Everybody knows that backups are a necessity, however too many companies are working without a good backup. Maintaining backups will cost money and time. However, when a backup is needed, this investment would be the best investment you ever made. 25% of companies never recover after a significant data loss. So, backup!
The Backup area allows you to download the daily, weekly, or monthly backup file of your entire web site, or a particular MySQL, alias, or filter backup file. If your computer crashes, or your personal backups are destroyed, these files allow you to recover your site in a convenient manner (you could also use FTP to download each file, but it would take much longer as the files are not compressed).
How often a backup is created is decided by your web host. Contact your hosting administrator for more details.
Important: You should keep your own backup copy of your web site as well. Do not rely solely on the backup provided by your web host. Having multiple backups in different locations provides security against permanently losing information.

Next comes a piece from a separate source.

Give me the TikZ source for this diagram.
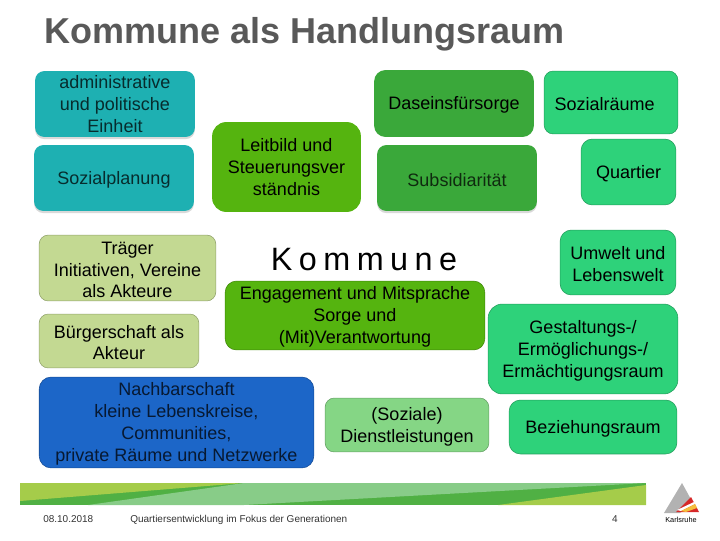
\documentclass[tikz,border=0pt]{standalone}
\usepackage{fontspec}
\setmainfont{Liberation Sans}
\newfontfamily\spreadfont[LetterSpace=20]{Liberation Sans}
\definecolor{kmteal}{RGB}{30,176,178}
\definecolor{kmlime}{RGB}{85,180,15}
\definecolor{kmgreen}{RGB}{58,168,58}
\definecolor{kmmint}{RGB}{46,210,122}
\definecolor{kmolive}{RGB}{195,217,146}
\definecolor{kmblue}{RGB}{28,102,200}
\definecolor{kmpale}{RGB}{133,214,133}
\definecolor{kmtitle}{RGB}{89,89,89}
\definecolor{bandyellow}{RGB}{165,204,74}
\definecolor{bandgreen}{RGB}{80,176,68}
\definecolor{bandpale}{RGB}{136,204,136}
\definecolor{logored}{RGB}{214,40,40}
\definecolor{logoyellow}{RGB}{245,190,60}
\usetikzlibrary{shadows}
\newcommand{\lowline}{\rule{0pt}{11.5pt}}
\tikzset{
  kmbox/.style={rounded corners=6.5pt, inner sep=0pt, align=center, font=\fontsize{12.8}{15.6}\selectfont},
  edged/.style={kmbox, draw=#1!75!black, thin, fill=#1},
  lifted/.style={kmbox, fill=#1, drop shadow={shadow xshift=0pt, shadow yshift=-1.5pt, opacity=0.3}},
  foot/.style={font=\fontsize{7.1}{9}\selectfont, text=black!80, inner sep=0pt}
}
\begin{document}
\begin{tikzpicture}[x=0.025cm, y=-0.025cm]
  \useasboundingbox (0,0) rectangle (720,540);

  % Title
  \node[font=\fontsize{25.6}{30}\bfseries\selectfont, kmtitle, anchor=base west, inner sep=0pt] (title) at (44,43) {Kommune als Handlungsraum};

  % Left column
  \node[lifted=kmteal, text=black!75!kmteal, minimum width=160*0.71pt, minimum height=66*0.71pt] (einheit) at (115,104) {administrative\\und politische\\Einheit};
  \node[lifted=kmteal, text=black!75!kmteal, minimum width=160*0.71pt, minimum height=66*0.71pt] (planung) at (114,178) {\lowline Sozialplanung};
  \node[edged=kmolive, minimum width=177*0.71pt, minimum height=66*0.71pt] (traeger) at (127.5,268) {\lowline Träger\\Initiativen, Vereine\\als Akteure};
  \node[edged=kmolive, minimum width=160*0.71pt, minimum height=54*0.71pt] (buerger) at (119,341) {\lowline Bürgerschaft als\\Akteur};
  \node[edged=kmblue, rounded corners=8.5pt, text=black!75!kmblue, minimum width=275*0.71pt, minimum height=91*0.71pt] (nachbar) at (176.5,422.5) {\lowline Nachbarschaft\\kleine Lebenskreise,\\Communities,\\private Räume und Netzwerke};

  % Middle column
  \node[kmbox, rounded corners=10pt, fill=kmlime, minimum width=149*0.71pt, minimum height=90*0.71pt] (leitbild) at (286.5,167) {Leitbild und\\Steuerungsver\\ständnis};
  \node[font=\fontsize{23}{27}\spreadfont, inner sep=0pt] (kommune) at (364,260) {Kommune};
  \node[edged=kmlime, rounded corners=8pt, minimum width=260*0.71pt, minimum height=69*0.71pt] (engagement) at (355,315.5) {\lowline Engagement und Mitsprache\\Sorge und\\(Mit)Verantwortung};
  \node[edged=kmpale, minimum width=164*0.71pt, minimum height=54*0.71pt] (dienst) at (407,425) {\lowline (Soziale)\\Dienstleistungen};
  \node[kmbox, rounded corners=8pt, fill=kmgreen, minimum width=160*0.71pt, minimum height=67*0.71pt] (daseins) at (454,103.5) {\lowline Daseinsfürsorge};
  \node[lifted=kmgreen, text=black!75!kmgreen, minimum width=160*0.71pt, minimum height=66*0.71pt] (subsid) at (457,178) {\lowline Subsidiarität};

  % Right column
  \node[edged=kmmint, minimum width=134*0.71pt, minimum height=63*0.71pt] (sozial) at (611,102.5) {\lowline Sozialräume\hspace*{9pt}};
  \node[edged=kmmint, rounded corners=8pt, minimum width=95*0.71pt, minimum height=66*0.71pt] (quartier) at (628.5,172) {\lowline Quartier};
  \node[edged=kmmint, rounded corners=8pt, minimum width=116*0.71pt, minimum height=65*0.71pt] (umwelt) at (618,262.5) {\lowline Umwelt und\\Lebenswelt};
  \node[edged=kmmint, rounded corners=10pt, minimum width=190*0.71pt, minimum height=90*0.71pt] (gestalt) at (583,349) {\lowline Gestaltungs-/\\Ermöglichungs-/\\Ermächtigungsraum};
  \node[edged=kmmint, rounded corners=8pt, minimum width=168*0.71pt, minimum height=54*0.71pt] (beziehung) at (593,427) {\lowline Beziehungsraum};

  % Footer band
  \fill[bandgreen] (20,483) rectangle (646,505);
  \fill[bandyellow] (20,483) -- (244,483) -- (20,501) -- cycle;
  \fill[bandpale] (244,483) -- (646,483) -- (244,505) -- (88,505) -- cycle;
  \fill[bandyellow] (498,505) -- (646,485) -- (646,505) -- cycle;

  % Footer text
  \node[foot, anchor=base west] (datum) at (43,522) {08.10.2018};
  \node[foot, anchor=base west] (anlass) at (130,522) {Quartiersentwicklung im Fokus der Generationen};
  \node[foot, anchor=base] (seite) at (615,522) {4};

  % Logo
  \fill[black!30] (682,483) -- (693,503) -- (680,513) -- (664,513) -- cycle;
  \fill[logored] (691,497) -- (699,512) -- (676,512) -- cycle;
  \fill[white] (677,510) -- (694,502) -- (695,504) -- (681,511) -- cycle;
  \fill[logoyellow] (681,511) -- (695,504) -- (697,508) -- (686,512) -- cycle;
  \node[font=\fontsize{5.2}{6}\selectfont, inner sep=0pt] (stadt) at (681,520) {Karlsruhe};
\end{tikzpicture}
\end{document}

Note: A complete web site backup file includes everything - from web pages to images to scripts to access logs. A large site will have a large backup file, and will take some time to download.
Web hosts may or may not offer an automated backup solution. For those that do they usually follow one of the following backups plans, with higher costs associated with more frequent backups:
- daily
- every other day
- weekly
- monthly backups
However, if you operate a simple personal page, that has not changed in over a year, keeping a backup of your most recent changes will suffice. A good rule of thumb for the casual webmaster is to do a complete backup every week or so.
A good backup practice is to create a "Web Backup" folder on your computer, with a sub-folder that states the date and time the backup was created. This way, if your host removes your account, or you somehow lose some or all of your files, you can choose a new host and upload your web site in its entirity. The downside to this backup option is the heavy usage of your monthly bandwidth, as you must download all your data each time you do a backup.
Note: downloading the main folder will not download the database on your server, you will have to ask your provider on the specifics about database backups.
There are two classifcations of backups: incremental and full.
- Incremental Backup- The backups controller compares the existing backup to the data that you wish to backup. If it is an exact match between the two, then no additional files will be backed up. However, if you have added or edited any file, these files will be updated in the backup, thus the incremental name.
- Full Backup - All files are written to the backup, even if they already exist in the most current backup.